There are many great ggsave() options — click here to explore.

If you’re stuck, here is the full code:

mobility538 |> 
  ggplot(mapping = aes(x = cohort)) +
  geom_line(mapping = aes(y = age30_absmob), color = "#fc4f30", lwd = 1.5) +
  geom_line(mapping = aes(y = age40_absmob), color = "#30a2da", lwd = 1.5) +
  annotate(geom = "text", x = 1952, y = .9, label = "at age 30", color = "#fc4f30", fontface = "bold") + 
  annotate(geom = "text", x = 1950, y = .55, label = "at age 40", color = "#30a2da", fontface = "bold") +
  scale_y_continuous(limits = c(0, 1), label = scales::percent_format()) +
  labs(title = "The eroding of the American dream",
       subtitle = "Average probability of earning more than your parents at the \nsame age, by year of birth",
       x = "Year of birth",
       y = "Average probability") 

ggsave("my_graph.png")

Once you create the graph, it will appear in the same folder as the .qmd file. Navigate to the files tab (bottom right section of your screen), and find the my_graph.png file that you created – it will be in the same folder as the american_dream.qmd file that you edited to create the graph (i.e., programs -> apply_and_practice_programs). Double click on the my_graph.png file to inspect it and make sure that everything looks the way you want it to look. For example, if a title is running off the graph, you can go back and modify the offending title with the \n operator discussed in Step 5. Modify and recreate the saved graph if needed.

Step 7

Finalize and submit.

Now that you’ve completed all tasks, to help ensure reproducibility, click the down arrow beside the Run button toward the top of your screen then click Restart R and Clear Output. Scroll through your notebook and see that all of the output is now gone. Now, click the down arrow beside the Run button again, then click Restart R and Run All Chunks. Scroll through the file and make sure that everything ran as you would expect. You will find a red bar on the side of a code chunk if an error has occurred. Taking this step ensures that all code chunks are running from top to bottom, in the intended sequence, and producing output that will be reproduced the next time you work on this project.

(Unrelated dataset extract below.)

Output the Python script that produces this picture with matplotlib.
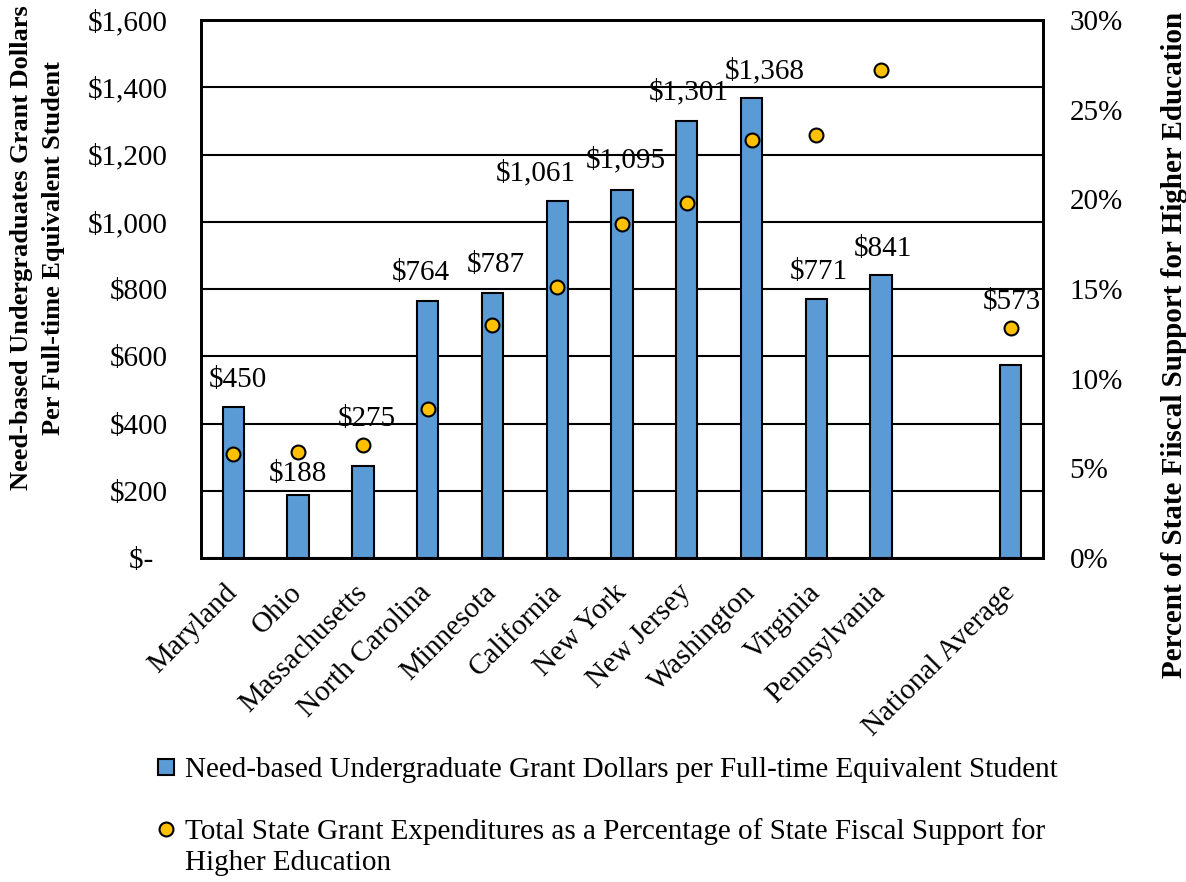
import numpy as np
import matplotlib.pyplot as plt
from matplotlib.lines import Line2D
from matplotlib.ticker import FuncFormatter, PercentFormatter

plt.rcParams['font.family'] = ['Liberation Serif', 'DejaVu Serif']

states = ['Maryland', 'Ohio', 'Massachusetts', 'North Carolina', 'Minnesota',
          'California', 'New York', 'New Jersey', 'Washington', 'Virginia',
          'Pennsylvania', '', 'National Average']
grant_dollars = [450, 188, 275, 764, 787, 1061, 1095, 1301, 1368, 771, 841, np.nan, 573]
pct_support = [5.8, 5.9, 6.3, 8.3, 13.0, 15.1, 18.6, 19.8, 23.3, 23.6, 27.2, np.nan, 12.8]

# label nudges in pixels (dx, dy above bar top), hand placed like the original
label_offsets = [(4, 27), (0, 21), (4, 47), (-7, 28), (3, 28), (-21, 28), (4, 30),
                 (2, 28), (13, 27), (3, 27), (2, 26), None, (1, 63)]

bar_color = '#5B9BD5'
dot_color = '#FFC000'
fs = 21

fig = plt.figure(figsize=(11.86, 8.82), dpi=100)
ax = fig.add_axes([201 / 1186, 1 - 558 / 882, 842 / 1186, 538 / 882])
ax2 = ax.twinx()

x = np.arange(len(states))
ax.bar(x, grant_dollars, width=0.33, color=bar_color, edgecolor='black', linewidth=1.5, zorder=3)
ax2.plot(x, pct_support, 'o', color=dot_color, markeredgecolor='black',
         markeredgewidth=1.5, markersize=10, zorder=4)

for xi, v, off in zip(x, grant_dollars, label_offsets):
    if off is None:
        continue
    ax.annotate(f'${v:,.0f}', (xi, v), xytext=off, textcoords='offset pixels',
                ha='center', va='center', fontsize=fs, zorder=5)

ax.set_xlim(-0.5, len(states) - 0.5)
ax.set_ylim(0, 1600)
ax.set_yticks(np.arange(0, 1601, 200))
ax.yaxis.set_major_formatter(FuncFormatter(lambda v, p: '$-  ' if v == 0 else f'${v:,.0f}'))
ax.grid(axis='y', color='black', linewidth=1.5, zorder=0)
ax.set_axisbelow(True)
ax.tick_params(axis='y', length=0, pad=24, labelsize=fs)
ax.set_xticks(x)
ax.set_xticklabels(states, rotation=45, ha='right', va='center', rotation_mode='anchor', fontsize=fs)
ax.tick_params(axis='x', length=0, pad=22)

ax2.set_ylim(0, 30)
ax2.set_yticks(np.arange(0, 31, 5))
ax2.yaxis.set_major_formatter(PercentFormatter(decimals=0))
ax2.tick_params(axis='y', length=0, pad=19, labelsize=fs)

for a in (ax, ax2):
    for s in a.spines.values():
        s.set_linewidth(2)

fig.text(38 / 1186, 1 - 248 / 882,
         'Need-based Undergraduates Grant Dollars\nPer Full-time Equivalent Student',
         rotation=90, ha='center', va='center', fontsize=19, fontweight='bold',
         multialignment='center', linespacing=1.5)
fig.text(1174 / 1186, 1 - 345 / 882,
         'Percent of State Fiiscal Support for Higher Education',
         rotation=90, ha='center', va='center', fontsize=21, fontweight='bold')

handles = [
    Line2D([], [], marker='s', ls='none', color=bar_color, markeredgecolor='black',
           markeredgewidth=1.5, markersize=11),
    Line2D([], [], marker='o', ls='none', color=dot_color, markeredgecolor='black',
           markeredgewidth=1.5, markersize=10),
]
labels = ['Need-based Undergraduate Grant Dollars per Full-time Equivalent Student',
          'Total State Grant Expenditures as a Percentage of State Fiscal Support for']
fig.legend(handles, labels, loc='upper left', bbox_to_anchor=(157 / 1186, 1 - 757 / 882),
           frameon=False, fontsize=fs, handlelength=0.6, handletextpad=0.35,
           labelspacing=1.2, borderpad=0, borderaxespad=0)
# wrapped second line of the second legend entry
fig.text(185 / 1186, 1 - 863 / 882, 'Higher Education', ha='left', va='center', fontsize=fs)

fig.savefig('out.png', dpi=100)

Now that all code chunks are working as you’d like, click Render. This will create an .html output of your report. Scroll through to make sure everything is correct. The .html output file will be saved along side the corresponding .qmd notebook file.

Follow the directions on Canvas for the Apply and Practice Assignment entitled “American Dream Apply and Practice Activity” to get credit for completing this assignment.